The Organisational Problem Inside the Data Problem

Data is not just a technical problem. It is a governance problem, and governance problems are organisational problems.

In most organisations, data is owned by the function that collected it. The sales team owns the CRM. The operations team owns the ERP. The finance team owns the ledger. These ownership structures made sense when the data served only its originating function. They create serious obstacles when an AI application needs to combine data across functions — which most useful AI applications do.

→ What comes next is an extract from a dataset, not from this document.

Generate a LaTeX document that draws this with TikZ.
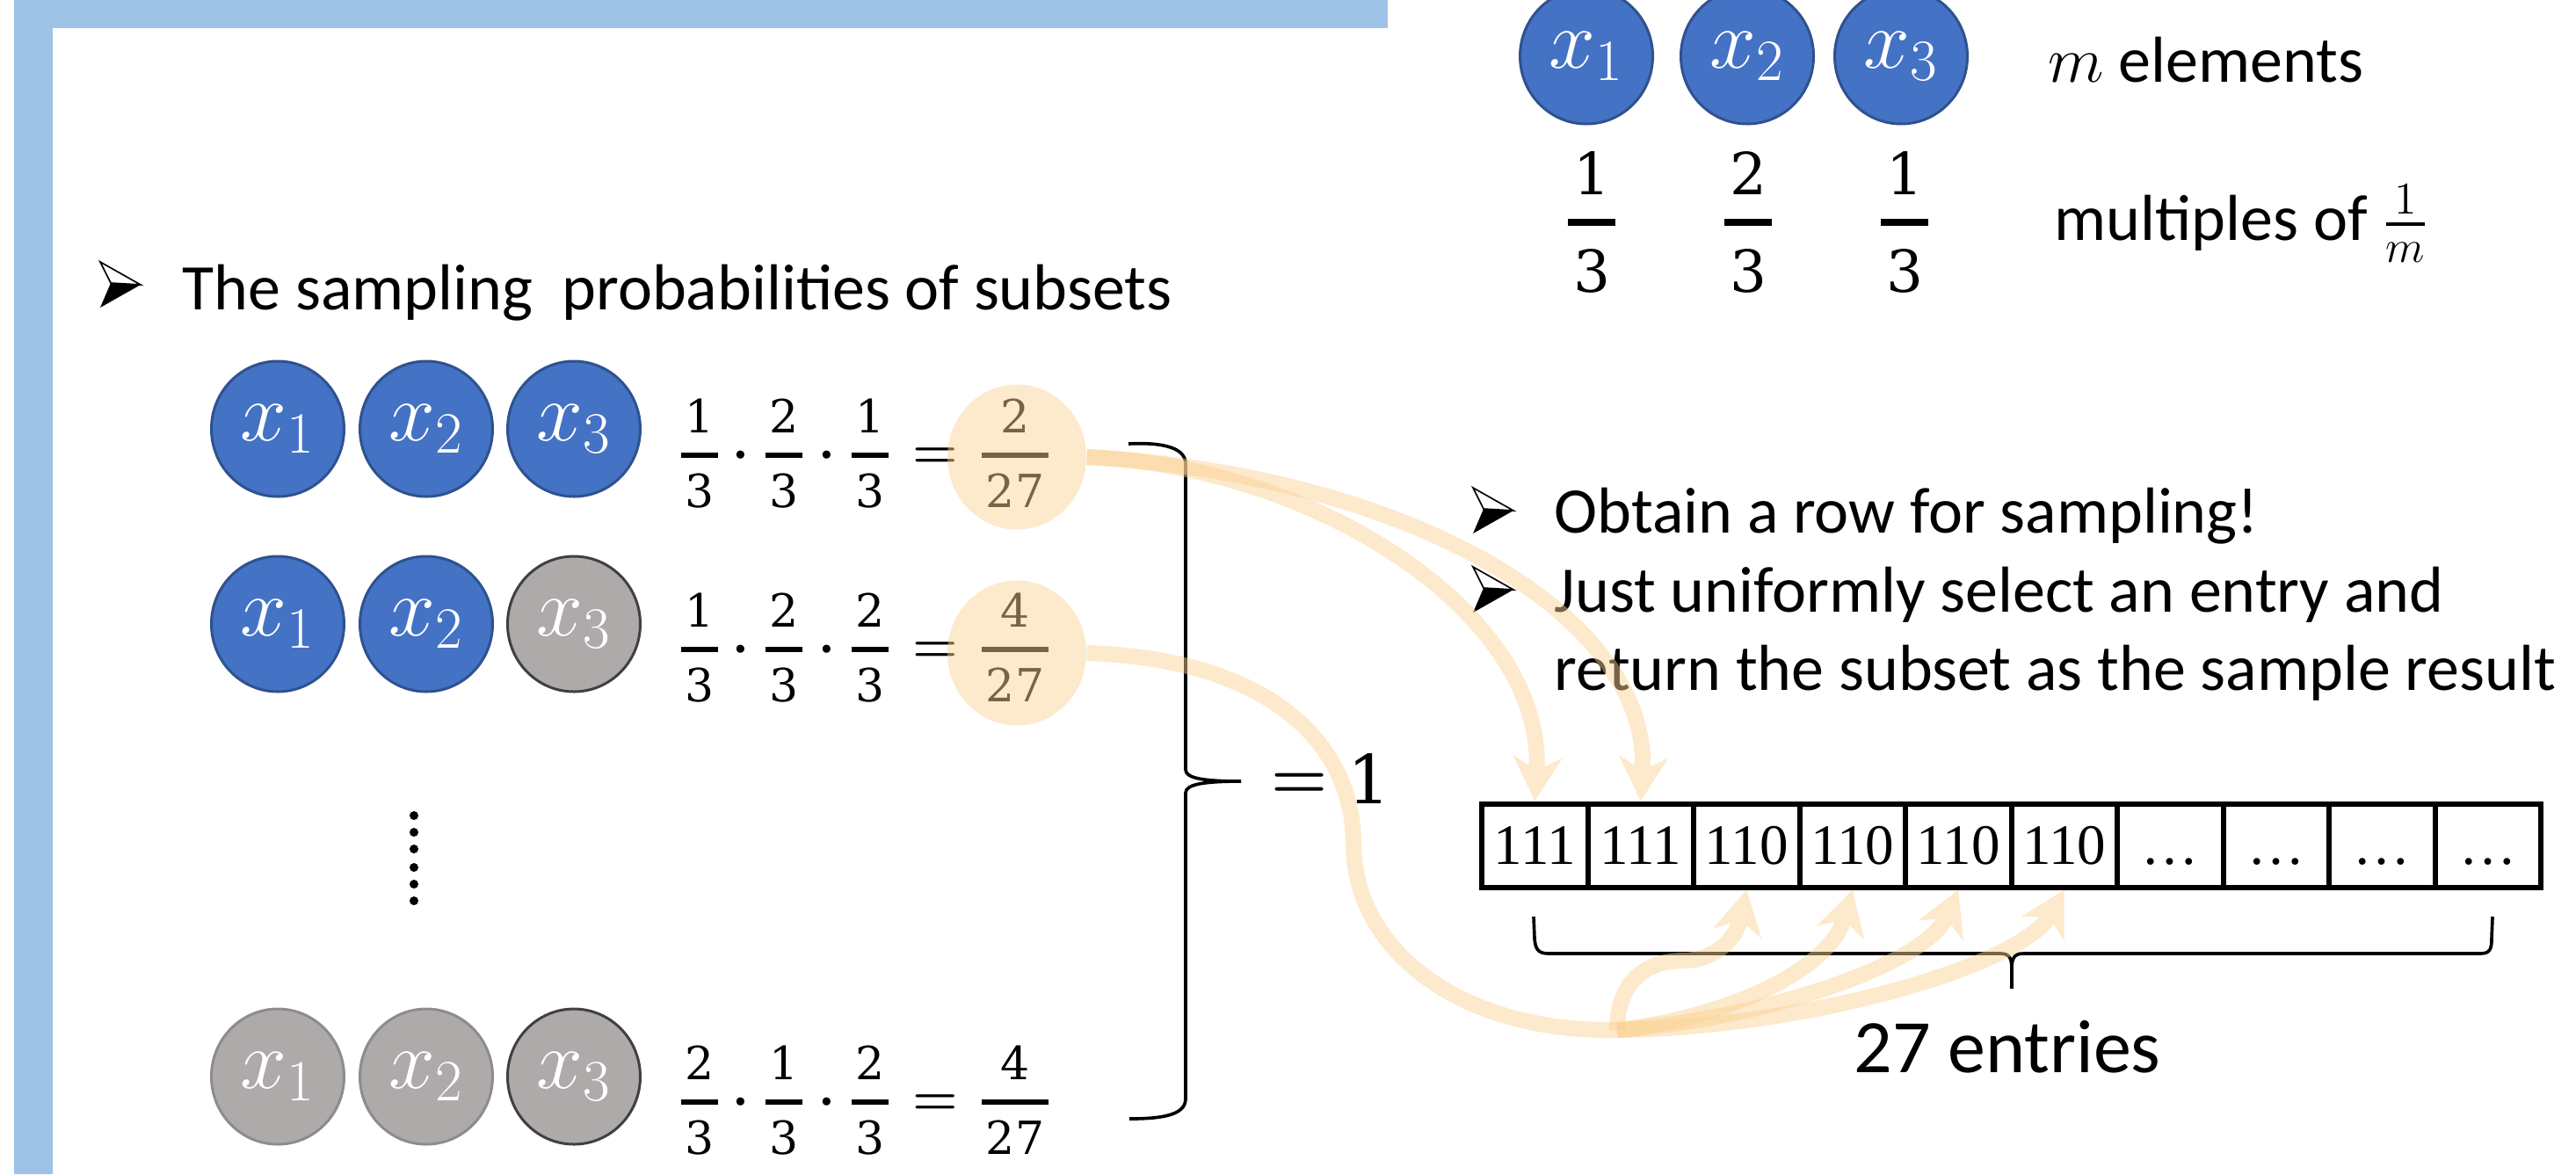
\RequirePackage{fix-cm}
\documentclass[tikz,border=0pt]{standalone}
\usepackage{amsmath}
\usepackage[no-math]{fontspec}
\setmainfont{Carlito}
\newfontfamily\tnr{Liberation Serif}
\newfontfamily\dvs{DejaVu Serif}
\usetikzlibrary{shapes.geometric,arrows.meta}

\definecolor{frameblue}{HTML}{9DC3E6}
\definecolor{cblue}{HTML}{4472C4}
\definecolor{cblueb}{HTML}{2F528F}
\definecolor{cgray}{HTML}{AEAAAA}
\definecolor{cgrayb}{HTML}{8C8C8C}
\definecolor{cgrayd}{HTML}{404040}
\definecolor{hlc}{RGB}{250,208,146}

% digits set in a heavier serif
\newcommand{\dr}[1]{\text{\fontsize{15.6}{18}\dvs #1}}
\newcommand{\dt}[1]{\text{\fontsize{19.8}{22}\dvs #1}}
\newcommand{\myfr}[3]{\genfrac{}{}{#1}{0}{\mkern1.5mu#2\mkern1.5mu}{\mkern1.5mu#3\mkern1.5mu}}

\newcommand{\probrow}[6]{%
  \node[rowm] (#1a) at (796,#2) {$\myfr{1.8pt}{\dr{#3}}{\dr{3}}$};
  \node[rowm] (#1b) at (843,#2) {$\boldsymbol{\cdot}$};
  \node[rowm] (#1c) at (892,#2) {$\myfr{1.8pt}{\dr{#4}}{\dr{3}}$};
  \node[rowm] (#1d) at (941,#2) {$\boldsymbol{\cdot}$};
  \node[rowm] (#1e) at (990,#2) {$\myfr{1.8pt}{\dr{#5}}{\dr{3}}$};
  \node[rowm] (#1f) at (1064,#2) {$\boldsymbol{=}$};
  \node[rowm] (#1g) at (1155,#2) {$\myfr{1.8pt}{\dr{#6}}{\dr{27}}$};
}

\tikzset{
  elt/.style={ellipse, inner sep=0pt, minimum width=45.3pt, minimum height=46.2pt,
    line width=0.9pt, text=white, font=\fontsize{28.5}{32}\selectfont},
  bluec/.style={elt, fill=cblue, draw=cblueb},
  grayc/.style={elt, fill=cgray, draw=cgrayb},
  grayd/.style={elt, fill=cgray, draw=cgrayd},
  body/.style={inner sep=0pt, anchor=base west, font=\fontsize{22.2}{26}\selectfont},
  rowm/.style={inner sep=0pt, anchor=base, font=\fontsize{17.7}{21}\selectfont},
  topm/.style={inner sep=0pt, anchor=base, font=\fontsize{22.2}{26}\selectfont},
  bigm/.style={inner sep=0pt, anchor=base, font=\fontsize{22}{26}\selectfont},
  hlell/.style={ellipse, fill=hlc, fill opacity=0.48, inner sep=0pt,
    minimum width=47.4pt, minimum height=49.5pt},
  cell/.style={draw, line width=1.8pt, minimum width=36.15pt, minimum height=28.5pt,
    inner sep=0pt, font=\tnr\fontsize{19.5}{22}\selectfont},
  hlarrow/.style={draw=hlc, line width=5.4pt,
    -{Stealth[length=15pt,width=16.5pt,inset=4.5pt]}},
  hlline/.style={draw=hlc, line width=5.4pt},
  bracepath/.style={draw=black, line width=1.1pt},
  bulletarrow/.pic={
    \fill[black] (12,24) -- (46,26) -- (0,52) -- cycle;
    \draw[black, fill=white, line width=0.5pt, line join=miter] (0,0) -- (46,26) -- (12,24) -- cycle;
  }
}

\begin{document}
\begin{tikzpicture}[x=0.3pt,y=-0.3pt]
\useasboundingbox (0,0) rectangle (2931,1336);

% frame
\fill[frameblue] (16,0) rectangle (1579,32);
\fill[frameblue] (16,0) rectangle (60,1336);

% top right: elements
\node[bluec] (t1) at (1805,64) {$x_1$};
\node[bluec] (t2) at (1988,64) {$x_2$};
\node[bluec] (t3) at (2163,64) {$x_3$};
\node[topm] (tf1) at (1811,271.5) {$\myfr{2.6pt}{\dt{1}}{\dt{3}}$};
\node[topm] (tf2) at (1989,271.5) {$\myfr{2.6pt}{\dt{2}}{\dt{3}}$};
\node[topm] (tf3) at (2167,271.5) {$\myfr{2.6pt}{\dt{1}}{\dt{3}}$};
\node[body] (tm) at (2330,93) {$m$ elements};
\node[body] (tmul) at (2337,273) {multiples of $\genfrac{}{}{1.2pt}{1}{1}{m}$};

% header
\pic at (114,298) {bulletarrow};
\node[body] (hdr) at (207,352) {The sampling\ \ probabilities of subsets};

% rows
\node[bluec] (r1x1) at (316,488) {$x_1$};
\node[bluec] (r1x2) at (485,488) {$x_2$};
\node[bluec] (r1x3) at (653,488) {$x_3$};
\probrow{r1}{532.75}{1}{2}{1}{2}

\node[bluec] (r2x1) at (316,710) {$x_1$};
\node[bluec] (r2x2) at (485,710) {$x_2$};
\node[grayd] (r2x3) at (653,710) {$x_3$};
\probrow{r2}{753.75}{1}{2}{2}{4}

\foreach \yy in {928,947,966,987,1006,1025} \fill (471,\yy) circle[radius=1.5pt];

\node[grayc] (r3x1) at (316,1225) {$x_1$};
\node[grayc] (r3x2) at (485,1225) {$x_2$};
\node[grayd] (r3x3) at (653,1225) {$x_3$};
\probrow{r3}{1268.75}{2}{1}{2}{4}

% highlight ellipses
\node[hlell] (e1) at (1157,520) {};
\node[hlell] (e2) at (1157,743) {};

% big brace
\draw[bracepath] (1284,505) .. controls (1325,503) and (1349,510) .. (1349,528)
  -- (1349,876) .. controls (1349,886) and (1372,889) .. (1412,889)
  .. controls (1372,889) and (1349,892) .. (1349,902)
  -- (1349,1250) .. controls (1349,1268) and (1325,1273) .. (1285,1273);
\node[bigm] (eqs) at (1479,908) {$\boldsymbol{=}$};
\node[bigm] (one) at (1558,914) {\fontsize{23}{26}\dvs 1};

% right bullets
\pic at (1676,555) {bulletarrow};
\pic at (1676,645) {bulletarrow};
\node[body] (b1) at (1768,606) {Obtain a row for sampling!};
\node[body] (b2) at (1768,696) {Just uniformly select an entry and};
\node[body] (b3) at (1768,785) {return the subset as the sample result};

% array
\foreach \i/\t in {1/111,2/111,3/110,4/110,5/110,6/110,7/{\vphantom{1}\ldots},8/{\vphantom{1}\ldots},9/{\vphantom{1}\ldots},10/{\vphantom{1}\ldots}}
  \node[cell] (c\i) at ({1746.25+120.5*(\i-1)},962) {\t};

% bottom brace
\draw[bracepath] (1745,1043) -- (1746,1068) .. controls (1747,1080) and (1750,1085) .. (1762,1085)
  -- (2276,1085) .. controls (2286,1085) and (2289,1090) .. (2289,1102) -- (2289,1125);
\draw[bracepath] (2289,1102) .. controls (2289,1090) and (2292,1085) .. (2302,1085)
  -- (2822,1085) .. controls (2833,1085) and (2835,1080) .. (2835,1068) -- (2836,1043);
\node[body, font=\fontsize{25.8}{30}\selectfont] (lbl) at (2109,1220) {27 entries};

% highlight arrows
\coordinate (J) at (1840,1172);
\coordinate (K) at (1540,960);
\coordinate (L) at (1915,1093);
\begin{scope}[transparency group, opacity=0.48]
\draw[hlarrow] (e1.east) .. controls (1500,530) and (1760,700) .. (c1.north);
\end{scope}
\begin{scope}[transparency group, opacity=0.48]
\draw[hlarrow] (e1.east) .. controls (1600,540) and (1880,700) .. (c2.north);
\end{scope}
\begin{scope}[transparency group, opacity=0.48]
\draw[hlline] (e2.east) .. controls (1450,750) and (1540,850) .. (K)
  .. controls (1540,1080) and (1660,1175) .. (J);
\end{scope}
\begin{scope}[transparency group, opacity=0.48]
\draw[hlarrow] (J) .. controls (1840,1115) and (1875,1093) .. (L)
  .. controls (1950,1093) and (1975,1070) .. (c3.south);
\end{scope}
\begin{scope}[transparency group, opacity=0.48]
\draw[hlarrow] (J) .. controls (1950,1160) and (2080,1110) .. (c4.south);
\end{scope}
\begin{scope}[transparency group, opacity=0.48]
\draw[hlarrow] (J) .. controls (2000,1160) and (2190,1100) .. (c5.south);
\end{scope}
\begin{scope}[transparency group, opacity=0.48]
\draw[hlarrow] (J) .. controls (2050,1170) and (2300,1100) .. (c6.south);
\end{scope}
\end{tikzpicture}
\end{document}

An AI system designed to predict customer churn needs sales, support, and product usage data together. An AI system designed to optimise procurement needs supplier, inventory, and demand data together. Getting these datasets into a unified, accessible, governed form requires decisions that no individual function can make alone. It requires someone with the authority and the mandate to resolve ownership questions, establish data standards, and fund the integration work. In organisations without that authority clearly assigned, the data preparation stalls — not because of technical complexity, but because of politics.

The organisations that succeed at AI adoption have almost always done this governance work first, or are willing to do it concurrently. They treat data as a shared organisational asset rather than a functional by-product. The technology to do the integration is available and mature. The organisational will to do it is the constraint.

Why Winning AI Programmes Invest Differently

The spending ratio in successful AI programmes looks counterintuitive to organisations that have approached the problem from the model side. McKinsey's research on organisations generating significant financial returns from AI finds they are twice as likely to have redesigned end-to-end workflows before selecting modelling techniques. The Informatica CDO survey found that winning programmes earmark fifty to seventy per cent of timeline and budget for data readiness — extraction, normalisation, governance, quality management — before any model work begins.

This is not slowness. It is sequencing. An organisation that spends three months on data infrastructure before building a model will have a working AI system faster than an organisation that builds the model first and then discovers the data does not support it. The second path involves rebuilding — and rebuilding is always more expensive than building well the first time.

The practical implication of this is that the first question in any AI engagement should not be "which model?" It should be: what data do we have, where does it live, who owns it, and what would it take to make it usable? The answers to these questions determine whether a project is a six-month engagement or a two-year commitment. They determine whether the organisation's AI ambition is achievable on any timeline, or whether the prerequisite investment has not yet been made.

What an AI-Ready Data Audit Looks Like

Before any AI investment is committed, a practical data audit is required. Not a maturity assessment that produces a score and a set of recommendations. A practical inventory: what data exists, what questions it could answer, what format it is currently in, who owns it, what the governance model is, and what integration work would be required to make it accessible to an AI system.

This audit almost always produces surprises. Data that was assumed to exist does not. Data that was assumed to be clean is not. Ownership that was assumed to sit in one place is actually contested. Systems that were assumed to be compatible are not. These surprises are not failures — they are the output of an audit that is doing its job, surfacing the actual situation rather than the assumed one.

An organisation that conducts this audit before committing to an AI programme is an organisation that can plan realistically. It knows what the data preparation work actually involves. It can make an informed decision about whether to proceed, at what timeline, with what resources. An organisation that skips the audit and goes directly to model selection is an organisation that will encounter all the same surprises later — at higher cost, under greater pressure, after having already committed to a programme that the data cannot support.

The model question is interesting. The data question is prior.